> _Data to process_:
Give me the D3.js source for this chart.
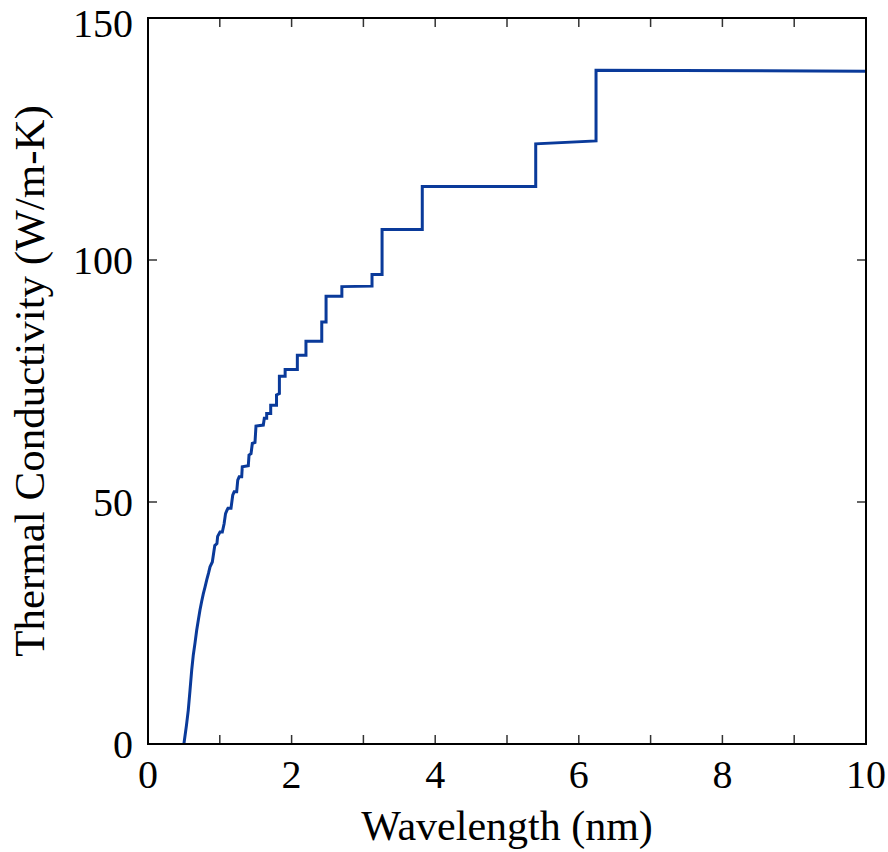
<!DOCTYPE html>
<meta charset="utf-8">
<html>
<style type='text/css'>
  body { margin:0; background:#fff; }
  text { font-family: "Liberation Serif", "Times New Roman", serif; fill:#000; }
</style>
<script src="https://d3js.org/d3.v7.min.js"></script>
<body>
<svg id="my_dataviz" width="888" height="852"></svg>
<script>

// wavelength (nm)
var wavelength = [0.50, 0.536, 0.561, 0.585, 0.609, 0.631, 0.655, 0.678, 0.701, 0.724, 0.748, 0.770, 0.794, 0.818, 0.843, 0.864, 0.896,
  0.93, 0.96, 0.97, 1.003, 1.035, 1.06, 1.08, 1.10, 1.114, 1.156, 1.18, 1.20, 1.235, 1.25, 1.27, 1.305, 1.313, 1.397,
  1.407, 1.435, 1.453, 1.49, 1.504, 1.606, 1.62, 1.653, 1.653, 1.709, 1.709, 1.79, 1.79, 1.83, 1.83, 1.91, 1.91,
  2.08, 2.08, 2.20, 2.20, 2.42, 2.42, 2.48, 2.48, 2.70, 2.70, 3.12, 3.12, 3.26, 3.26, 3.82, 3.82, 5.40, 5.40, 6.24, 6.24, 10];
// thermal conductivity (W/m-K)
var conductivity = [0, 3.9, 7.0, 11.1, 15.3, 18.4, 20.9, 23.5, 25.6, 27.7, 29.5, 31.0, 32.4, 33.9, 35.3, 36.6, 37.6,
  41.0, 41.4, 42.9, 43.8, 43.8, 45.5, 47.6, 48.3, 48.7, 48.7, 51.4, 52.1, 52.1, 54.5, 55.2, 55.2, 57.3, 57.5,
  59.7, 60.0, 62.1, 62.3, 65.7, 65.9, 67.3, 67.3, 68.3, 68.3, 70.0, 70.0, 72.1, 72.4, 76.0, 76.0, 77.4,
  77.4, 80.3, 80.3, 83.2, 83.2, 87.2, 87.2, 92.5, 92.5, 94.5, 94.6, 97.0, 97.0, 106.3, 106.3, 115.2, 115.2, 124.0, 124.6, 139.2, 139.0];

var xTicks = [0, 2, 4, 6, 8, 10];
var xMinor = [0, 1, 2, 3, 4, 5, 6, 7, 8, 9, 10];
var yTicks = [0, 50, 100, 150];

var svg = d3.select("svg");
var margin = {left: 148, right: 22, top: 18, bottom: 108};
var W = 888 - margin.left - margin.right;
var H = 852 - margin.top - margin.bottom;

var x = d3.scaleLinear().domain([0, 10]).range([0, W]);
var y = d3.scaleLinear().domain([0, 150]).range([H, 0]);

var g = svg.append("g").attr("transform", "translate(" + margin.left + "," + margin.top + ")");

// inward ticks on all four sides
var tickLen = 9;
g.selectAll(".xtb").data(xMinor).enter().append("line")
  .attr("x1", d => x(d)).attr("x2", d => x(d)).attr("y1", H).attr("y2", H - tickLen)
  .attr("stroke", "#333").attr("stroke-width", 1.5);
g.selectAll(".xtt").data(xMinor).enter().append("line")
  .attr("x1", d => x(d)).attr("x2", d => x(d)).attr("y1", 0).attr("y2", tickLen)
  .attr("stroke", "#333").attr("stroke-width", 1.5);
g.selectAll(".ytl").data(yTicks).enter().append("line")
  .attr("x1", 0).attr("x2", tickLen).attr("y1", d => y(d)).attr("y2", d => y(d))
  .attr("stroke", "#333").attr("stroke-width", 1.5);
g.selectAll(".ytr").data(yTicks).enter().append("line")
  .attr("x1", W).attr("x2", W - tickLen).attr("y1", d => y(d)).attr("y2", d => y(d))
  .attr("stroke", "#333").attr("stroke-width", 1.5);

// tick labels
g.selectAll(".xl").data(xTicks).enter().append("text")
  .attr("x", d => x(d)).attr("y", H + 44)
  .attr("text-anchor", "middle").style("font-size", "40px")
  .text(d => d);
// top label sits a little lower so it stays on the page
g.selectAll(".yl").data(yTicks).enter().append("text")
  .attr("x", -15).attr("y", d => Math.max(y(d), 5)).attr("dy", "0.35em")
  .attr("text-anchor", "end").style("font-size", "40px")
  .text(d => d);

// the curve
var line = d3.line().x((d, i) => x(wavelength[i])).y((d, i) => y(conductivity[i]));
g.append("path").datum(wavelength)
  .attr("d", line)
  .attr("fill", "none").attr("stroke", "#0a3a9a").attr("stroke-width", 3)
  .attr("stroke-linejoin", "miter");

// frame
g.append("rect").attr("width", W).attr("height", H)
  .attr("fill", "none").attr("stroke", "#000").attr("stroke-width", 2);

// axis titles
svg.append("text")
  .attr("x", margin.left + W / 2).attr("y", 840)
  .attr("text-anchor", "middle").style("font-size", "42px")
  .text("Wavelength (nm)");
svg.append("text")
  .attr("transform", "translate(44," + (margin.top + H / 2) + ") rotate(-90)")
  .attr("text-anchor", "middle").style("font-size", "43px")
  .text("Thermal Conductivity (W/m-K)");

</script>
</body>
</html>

* * *

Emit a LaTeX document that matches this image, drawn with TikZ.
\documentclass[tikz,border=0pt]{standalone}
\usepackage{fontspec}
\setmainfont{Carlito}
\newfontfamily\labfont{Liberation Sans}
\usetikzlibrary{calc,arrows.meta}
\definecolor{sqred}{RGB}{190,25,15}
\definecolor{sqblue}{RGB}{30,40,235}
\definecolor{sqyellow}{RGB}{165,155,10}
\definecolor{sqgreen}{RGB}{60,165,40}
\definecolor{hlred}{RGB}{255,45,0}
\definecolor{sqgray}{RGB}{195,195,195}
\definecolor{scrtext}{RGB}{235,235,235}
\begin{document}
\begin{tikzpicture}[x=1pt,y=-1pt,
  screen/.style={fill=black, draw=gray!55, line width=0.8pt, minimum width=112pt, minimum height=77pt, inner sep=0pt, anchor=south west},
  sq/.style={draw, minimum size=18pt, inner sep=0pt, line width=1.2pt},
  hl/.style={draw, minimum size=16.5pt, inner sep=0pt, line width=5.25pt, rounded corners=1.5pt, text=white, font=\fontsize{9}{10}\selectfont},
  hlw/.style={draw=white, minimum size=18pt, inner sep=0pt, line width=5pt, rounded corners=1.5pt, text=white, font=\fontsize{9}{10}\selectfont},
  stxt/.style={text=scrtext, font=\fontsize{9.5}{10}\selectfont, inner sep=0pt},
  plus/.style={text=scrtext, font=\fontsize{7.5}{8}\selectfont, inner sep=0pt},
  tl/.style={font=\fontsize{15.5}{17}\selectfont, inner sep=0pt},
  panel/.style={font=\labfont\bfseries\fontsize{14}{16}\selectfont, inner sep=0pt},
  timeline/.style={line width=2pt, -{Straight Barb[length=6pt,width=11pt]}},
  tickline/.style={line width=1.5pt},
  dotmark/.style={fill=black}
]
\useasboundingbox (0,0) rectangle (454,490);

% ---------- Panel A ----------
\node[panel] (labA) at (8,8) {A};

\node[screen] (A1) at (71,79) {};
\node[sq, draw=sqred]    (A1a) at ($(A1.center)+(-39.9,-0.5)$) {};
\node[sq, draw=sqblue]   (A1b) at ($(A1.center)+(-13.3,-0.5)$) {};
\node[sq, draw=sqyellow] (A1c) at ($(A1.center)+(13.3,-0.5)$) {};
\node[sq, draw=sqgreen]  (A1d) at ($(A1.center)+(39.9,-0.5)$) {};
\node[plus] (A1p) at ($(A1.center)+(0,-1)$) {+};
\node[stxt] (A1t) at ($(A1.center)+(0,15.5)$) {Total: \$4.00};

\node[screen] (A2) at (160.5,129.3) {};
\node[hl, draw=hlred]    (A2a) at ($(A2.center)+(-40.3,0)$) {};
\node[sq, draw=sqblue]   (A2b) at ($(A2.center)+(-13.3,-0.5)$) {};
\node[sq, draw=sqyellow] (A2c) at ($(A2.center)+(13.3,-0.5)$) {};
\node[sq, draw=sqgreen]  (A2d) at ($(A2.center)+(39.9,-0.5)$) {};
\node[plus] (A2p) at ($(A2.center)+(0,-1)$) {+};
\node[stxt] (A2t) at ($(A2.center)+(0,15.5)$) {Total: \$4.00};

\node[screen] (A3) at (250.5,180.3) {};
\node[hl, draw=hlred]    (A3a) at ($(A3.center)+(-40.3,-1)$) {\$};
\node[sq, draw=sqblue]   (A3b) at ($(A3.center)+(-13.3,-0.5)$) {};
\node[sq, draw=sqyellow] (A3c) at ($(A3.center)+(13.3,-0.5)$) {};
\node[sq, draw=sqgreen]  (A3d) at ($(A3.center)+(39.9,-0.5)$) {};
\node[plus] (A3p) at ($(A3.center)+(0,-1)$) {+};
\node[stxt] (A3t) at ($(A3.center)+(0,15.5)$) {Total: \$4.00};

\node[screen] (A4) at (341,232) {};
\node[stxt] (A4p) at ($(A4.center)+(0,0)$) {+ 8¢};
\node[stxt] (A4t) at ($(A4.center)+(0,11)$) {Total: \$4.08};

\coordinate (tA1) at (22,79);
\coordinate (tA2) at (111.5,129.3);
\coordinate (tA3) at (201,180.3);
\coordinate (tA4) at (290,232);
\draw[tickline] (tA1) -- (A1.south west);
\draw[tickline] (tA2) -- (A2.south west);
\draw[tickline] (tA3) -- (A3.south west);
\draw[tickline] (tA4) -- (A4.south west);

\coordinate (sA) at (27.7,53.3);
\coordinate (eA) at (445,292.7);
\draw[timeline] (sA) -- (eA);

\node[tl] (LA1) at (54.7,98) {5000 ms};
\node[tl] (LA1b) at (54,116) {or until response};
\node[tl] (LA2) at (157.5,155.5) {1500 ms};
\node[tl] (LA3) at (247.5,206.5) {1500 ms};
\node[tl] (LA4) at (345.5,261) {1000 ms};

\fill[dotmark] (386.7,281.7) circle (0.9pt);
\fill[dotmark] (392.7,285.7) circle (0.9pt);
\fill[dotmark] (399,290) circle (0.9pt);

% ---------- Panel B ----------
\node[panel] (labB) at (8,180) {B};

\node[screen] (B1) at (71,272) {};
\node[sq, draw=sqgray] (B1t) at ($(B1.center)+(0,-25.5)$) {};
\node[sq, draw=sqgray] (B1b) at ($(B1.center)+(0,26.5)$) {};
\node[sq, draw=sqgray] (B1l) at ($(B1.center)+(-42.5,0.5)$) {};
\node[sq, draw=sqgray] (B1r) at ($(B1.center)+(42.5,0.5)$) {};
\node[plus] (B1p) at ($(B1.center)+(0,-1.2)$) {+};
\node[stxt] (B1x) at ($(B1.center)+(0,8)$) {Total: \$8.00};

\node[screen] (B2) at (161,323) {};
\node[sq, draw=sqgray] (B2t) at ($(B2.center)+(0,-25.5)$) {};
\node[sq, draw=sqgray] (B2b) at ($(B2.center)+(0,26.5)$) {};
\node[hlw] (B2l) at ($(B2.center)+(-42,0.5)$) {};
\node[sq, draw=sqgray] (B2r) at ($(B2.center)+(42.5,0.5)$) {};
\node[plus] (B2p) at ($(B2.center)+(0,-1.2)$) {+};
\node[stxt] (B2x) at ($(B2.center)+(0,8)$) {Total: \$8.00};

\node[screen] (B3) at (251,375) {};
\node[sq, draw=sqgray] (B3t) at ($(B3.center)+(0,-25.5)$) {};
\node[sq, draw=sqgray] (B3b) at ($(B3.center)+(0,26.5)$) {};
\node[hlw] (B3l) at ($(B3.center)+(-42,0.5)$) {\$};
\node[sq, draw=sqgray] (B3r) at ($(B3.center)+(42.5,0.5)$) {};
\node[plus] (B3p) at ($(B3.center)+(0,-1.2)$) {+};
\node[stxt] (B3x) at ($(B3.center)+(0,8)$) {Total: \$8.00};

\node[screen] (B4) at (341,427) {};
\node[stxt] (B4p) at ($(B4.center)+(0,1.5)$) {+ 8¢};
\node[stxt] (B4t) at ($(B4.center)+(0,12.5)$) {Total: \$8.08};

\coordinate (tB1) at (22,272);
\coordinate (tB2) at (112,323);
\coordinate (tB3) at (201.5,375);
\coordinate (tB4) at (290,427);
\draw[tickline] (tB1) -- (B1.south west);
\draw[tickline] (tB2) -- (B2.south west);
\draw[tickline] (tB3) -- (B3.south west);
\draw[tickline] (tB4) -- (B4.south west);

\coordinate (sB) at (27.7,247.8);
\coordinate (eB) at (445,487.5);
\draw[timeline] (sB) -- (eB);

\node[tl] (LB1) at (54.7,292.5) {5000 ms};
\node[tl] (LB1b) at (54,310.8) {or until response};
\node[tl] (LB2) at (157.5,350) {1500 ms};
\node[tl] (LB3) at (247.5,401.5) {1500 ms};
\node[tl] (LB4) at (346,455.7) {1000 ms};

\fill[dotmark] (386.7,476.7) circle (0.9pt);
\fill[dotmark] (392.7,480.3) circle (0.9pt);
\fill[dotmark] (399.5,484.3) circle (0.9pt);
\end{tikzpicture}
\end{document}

---

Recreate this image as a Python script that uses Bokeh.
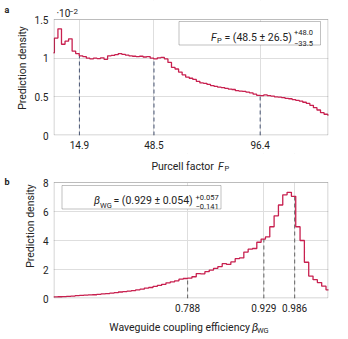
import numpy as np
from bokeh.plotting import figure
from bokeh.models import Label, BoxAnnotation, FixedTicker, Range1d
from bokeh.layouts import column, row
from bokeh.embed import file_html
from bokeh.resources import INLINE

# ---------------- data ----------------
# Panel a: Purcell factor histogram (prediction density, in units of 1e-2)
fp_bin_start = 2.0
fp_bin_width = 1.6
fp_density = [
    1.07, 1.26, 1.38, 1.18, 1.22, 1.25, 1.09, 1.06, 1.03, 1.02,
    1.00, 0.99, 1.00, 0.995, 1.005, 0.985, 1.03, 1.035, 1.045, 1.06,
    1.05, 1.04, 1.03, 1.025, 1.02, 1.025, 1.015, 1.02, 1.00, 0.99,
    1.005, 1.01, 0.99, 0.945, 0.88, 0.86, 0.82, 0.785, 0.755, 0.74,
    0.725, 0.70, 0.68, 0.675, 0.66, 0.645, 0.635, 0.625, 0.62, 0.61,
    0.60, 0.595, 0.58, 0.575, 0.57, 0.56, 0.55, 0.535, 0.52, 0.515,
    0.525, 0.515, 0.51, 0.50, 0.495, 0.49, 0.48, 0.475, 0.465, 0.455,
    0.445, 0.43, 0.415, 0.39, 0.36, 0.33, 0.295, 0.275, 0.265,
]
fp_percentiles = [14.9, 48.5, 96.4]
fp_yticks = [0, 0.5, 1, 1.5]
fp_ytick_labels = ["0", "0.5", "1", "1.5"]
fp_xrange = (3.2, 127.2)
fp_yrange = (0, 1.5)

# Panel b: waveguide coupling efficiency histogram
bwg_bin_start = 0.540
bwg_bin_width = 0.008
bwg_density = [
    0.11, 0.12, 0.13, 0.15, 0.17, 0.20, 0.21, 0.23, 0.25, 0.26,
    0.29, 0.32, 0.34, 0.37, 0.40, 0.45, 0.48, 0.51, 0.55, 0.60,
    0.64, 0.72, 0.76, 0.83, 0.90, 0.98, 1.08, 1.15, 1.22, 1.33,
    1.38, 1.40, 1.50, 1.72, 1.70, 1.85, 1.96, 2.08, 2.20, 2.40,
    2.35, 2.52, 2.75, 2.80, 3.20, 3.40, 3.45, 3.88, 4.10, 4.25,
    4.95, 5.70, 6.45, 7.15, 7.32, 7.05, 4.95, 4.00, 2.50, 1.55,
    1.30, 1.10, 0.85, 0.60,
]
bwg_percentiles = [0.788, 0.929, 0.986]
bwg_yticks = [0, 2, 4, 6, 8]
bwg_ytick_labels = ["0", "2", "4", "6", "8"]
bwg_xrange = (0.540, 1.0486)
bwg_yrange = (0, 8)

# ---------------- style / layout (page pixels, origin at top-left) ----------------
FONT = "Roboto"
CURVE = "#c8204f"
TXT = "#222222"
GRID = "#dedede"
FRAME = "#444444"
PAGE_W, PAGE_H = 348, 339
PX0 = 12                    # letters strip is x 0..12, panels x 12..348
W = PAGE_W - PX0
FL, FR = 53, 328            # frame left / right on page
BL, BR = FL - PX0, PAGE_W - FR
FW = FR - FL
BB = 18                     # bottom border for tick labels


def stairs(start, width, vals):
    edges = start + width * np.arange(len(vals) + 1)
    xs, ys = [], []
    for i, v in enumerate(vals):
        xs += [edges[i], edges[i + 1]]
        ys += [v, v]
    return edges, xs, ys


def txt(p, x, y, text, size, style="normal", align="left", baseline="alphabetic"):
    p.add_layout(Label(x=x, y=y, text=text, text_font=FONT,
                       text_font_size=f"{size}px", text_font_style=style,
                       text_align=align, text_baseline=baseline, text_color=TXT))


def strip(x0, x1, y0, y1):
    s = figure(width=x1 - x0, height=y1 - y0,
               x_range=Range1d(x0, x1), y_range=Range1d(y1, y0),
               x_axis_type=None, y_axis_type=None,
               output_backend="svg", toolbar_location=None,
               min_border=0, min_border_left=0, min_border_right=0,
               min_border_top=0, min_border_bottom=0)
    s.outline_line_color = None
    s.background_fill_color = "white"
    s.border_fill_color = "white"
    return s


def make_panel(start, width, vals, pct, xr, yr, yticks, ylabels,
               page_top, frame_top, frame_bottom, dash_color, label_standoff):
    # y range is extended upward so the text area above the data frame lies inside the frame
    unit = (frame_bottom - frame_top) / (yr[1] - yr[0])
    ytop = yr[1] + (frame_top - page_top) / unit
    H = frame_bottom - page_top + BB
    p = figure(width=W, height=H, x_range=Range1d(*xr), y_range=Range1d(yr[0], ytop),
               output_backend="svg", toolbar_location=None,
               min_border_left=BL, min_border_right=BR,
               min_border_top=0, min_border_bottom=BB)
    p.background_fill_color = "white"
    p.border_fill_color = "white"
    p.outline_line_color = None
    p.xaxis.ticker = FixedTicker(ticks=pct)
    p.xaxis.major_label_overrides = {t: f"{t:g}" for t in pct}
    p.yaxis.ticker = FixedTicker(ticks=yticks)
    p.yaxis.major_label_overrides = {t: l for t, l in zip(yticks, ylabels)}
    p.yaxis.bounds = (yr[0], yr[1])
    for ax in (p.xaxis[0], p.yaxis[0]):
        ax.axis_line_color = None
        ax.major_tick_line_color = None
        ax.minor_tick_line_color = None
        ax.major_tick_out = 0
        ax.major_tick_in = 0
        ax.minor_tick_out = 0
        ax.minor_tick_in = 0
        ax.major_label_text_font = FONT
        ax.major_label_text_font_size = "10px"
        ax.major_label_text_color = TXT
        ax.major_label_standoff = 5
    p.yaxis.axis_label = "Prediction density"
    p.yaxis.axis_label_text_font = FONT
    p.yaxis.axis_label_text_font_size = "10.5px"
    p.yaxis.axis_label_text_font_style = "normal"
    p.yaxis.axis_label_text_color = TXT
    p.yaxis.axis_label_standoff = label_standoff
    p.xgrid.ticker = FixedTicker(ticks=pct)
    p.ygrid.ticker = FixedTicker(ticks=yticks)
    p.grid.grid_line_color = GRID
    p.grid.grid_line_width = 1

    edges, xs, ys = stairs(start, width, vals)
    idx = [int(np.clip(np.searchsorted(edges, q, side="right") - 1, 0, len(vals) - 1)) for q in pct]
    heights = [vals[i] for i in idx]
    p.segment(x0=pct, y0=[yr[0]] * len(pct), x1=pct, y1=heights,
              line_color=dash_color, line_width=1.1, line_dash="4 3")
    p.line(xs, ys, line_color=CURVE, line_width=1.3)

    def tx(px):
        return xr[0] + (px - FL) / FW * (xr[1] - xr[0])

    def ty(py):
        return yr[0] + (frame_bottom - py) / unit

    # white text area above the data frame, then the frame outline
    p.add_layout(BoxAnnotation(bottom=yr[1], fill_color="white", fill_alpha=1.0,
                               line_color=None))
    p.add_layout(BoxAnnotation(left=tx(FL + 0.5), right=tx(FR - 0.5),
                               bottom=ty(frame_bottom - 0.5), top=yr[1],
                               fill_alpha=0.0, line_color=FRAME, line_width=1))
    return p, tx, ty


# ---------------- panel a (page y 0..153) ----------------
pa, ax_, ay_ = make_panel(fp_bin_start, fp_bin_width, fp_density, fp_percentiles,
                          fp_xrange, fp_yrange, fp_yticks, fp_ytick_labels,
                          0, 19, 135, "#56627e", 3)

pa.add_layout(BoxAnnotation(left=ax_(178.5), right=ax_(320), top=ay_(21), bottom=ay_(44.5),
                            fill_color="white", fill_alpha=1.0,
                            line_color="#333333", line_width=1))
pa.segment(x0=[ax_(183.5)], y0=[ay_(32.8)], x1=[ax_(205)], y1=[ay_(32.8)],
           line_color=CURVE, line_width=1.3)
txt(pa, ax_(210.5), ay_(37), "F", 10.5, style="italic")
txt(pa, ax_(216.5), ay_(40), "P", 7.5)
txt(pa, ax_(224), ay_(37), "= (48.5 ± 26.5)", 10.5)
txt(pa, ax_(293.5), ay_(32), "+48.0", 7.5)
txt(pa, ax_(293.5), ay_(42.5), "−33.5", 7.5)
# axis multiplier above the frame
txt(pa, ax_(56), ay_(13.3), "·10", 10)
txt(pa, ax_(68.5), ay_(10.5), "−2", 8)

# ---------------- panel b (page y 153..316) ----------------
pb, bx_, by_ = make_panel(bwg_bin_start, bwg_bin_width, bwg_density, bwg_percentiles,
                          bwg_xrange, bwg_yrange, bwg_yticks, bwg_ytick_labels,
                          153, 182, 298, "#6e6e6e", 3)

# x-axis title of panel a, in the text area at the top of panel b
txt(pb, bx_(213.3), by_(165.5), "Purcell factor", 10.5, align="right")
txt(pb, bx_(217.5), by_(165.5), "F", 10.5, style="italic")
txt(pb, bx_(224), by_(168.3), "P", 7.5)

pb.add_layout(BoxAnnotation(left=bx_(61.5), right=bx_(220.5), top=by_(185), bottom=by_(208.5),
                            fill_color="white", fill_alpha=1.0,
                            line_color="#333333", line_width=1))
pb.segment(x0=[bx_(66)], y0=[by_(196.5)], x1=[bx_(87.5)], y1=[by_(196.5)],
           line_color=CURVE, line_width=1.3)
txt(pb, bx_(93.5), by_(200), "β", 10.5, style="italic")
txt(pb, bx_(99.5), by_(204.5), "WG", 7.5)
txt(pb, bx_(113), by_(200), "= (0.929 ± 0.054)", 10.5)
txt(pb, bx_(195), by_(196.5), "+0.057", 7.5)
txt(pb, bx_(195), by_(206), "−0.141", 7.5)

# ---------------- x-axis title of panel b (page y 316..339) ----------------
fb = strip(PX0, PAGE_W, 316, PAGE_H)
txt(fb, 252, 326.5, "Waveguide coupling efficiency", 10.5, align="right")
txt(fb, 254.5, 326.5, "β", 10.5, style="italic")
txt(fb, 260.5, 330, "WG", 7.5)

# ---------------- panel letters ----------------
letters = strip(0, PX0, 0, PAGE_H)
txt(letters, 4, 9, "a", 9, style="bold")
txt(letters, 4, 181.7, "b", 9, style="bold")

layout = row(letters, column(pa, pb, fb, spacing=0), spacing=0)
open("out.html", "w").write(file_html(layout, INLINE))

> _Task requirements_:
Extract from the material above the stretch running from the line containing "Recreate this image" through the line containing "fp_yrange = (0, 1.5)". Keep the text exact and the pictures out.

> _Answer to the task_:
Recreate this image as a Python script that uses Bokeh.
import numpy as np
from bokeh.plotting import figure
from bokeh.models import Label, BoxAnnotation, FixedTicker, Range1d
from bokeh.layouts import column, row
from bokeh.embed import file_html
from bokeh.resources import INLINE

# ---------------- data ----------------
# Panel a: Purcell factor histogram (prediction density, in units of 1e-2)
fp_bin_start = 2.0
fp_bin_width = 1.6
fp_density = [
    1.07, 1.26, 1.38, 1.18, 1.22, 1.25, 1.09, 1.06, 1.03, 1.02,
    1.00, 0.99, 1.00, 0.995, 1.005, 0.985, 1.03, 1.035, 1.045, 1.06,
    1.05, 1.04, 1.03, 1.025, 1.02, 1.025, 1.015, 1.02, 1.00, 0.99,
    1.005, 1.01, 0.99, 0.945, 0.88, 0.86, 0.82, 0.785, 0.755, 0.74,
    0.725, 0.70, 0.68, 0.675, 0.66, 0.645, 0.635, 0.625, 0.62, 0.61,
    0.60, 0.595, 0.58, 0.575, 0.57, 0.56, 0.55, 0.535, 0.52, 0.515,
    0.525, 0.515, 0.51, 0.50, 0.495, 0.49, 0.48, 0.475, 0.465, 0.455,
    0.445, 0.43, 0.415, 0.39, 0.36, 0.33, 0.295, 0.275, 0.265,
]
fp_percentiles = [14.9, 48.5, 96.4]
fp_yticks = [0, 0.5, 1, 1.5]
fp_ytick_labels = ["0", "0.5", "1", "1.5"]
fp_xrange = (3.2, 127.2)
fp_yrange = (0, 1.5)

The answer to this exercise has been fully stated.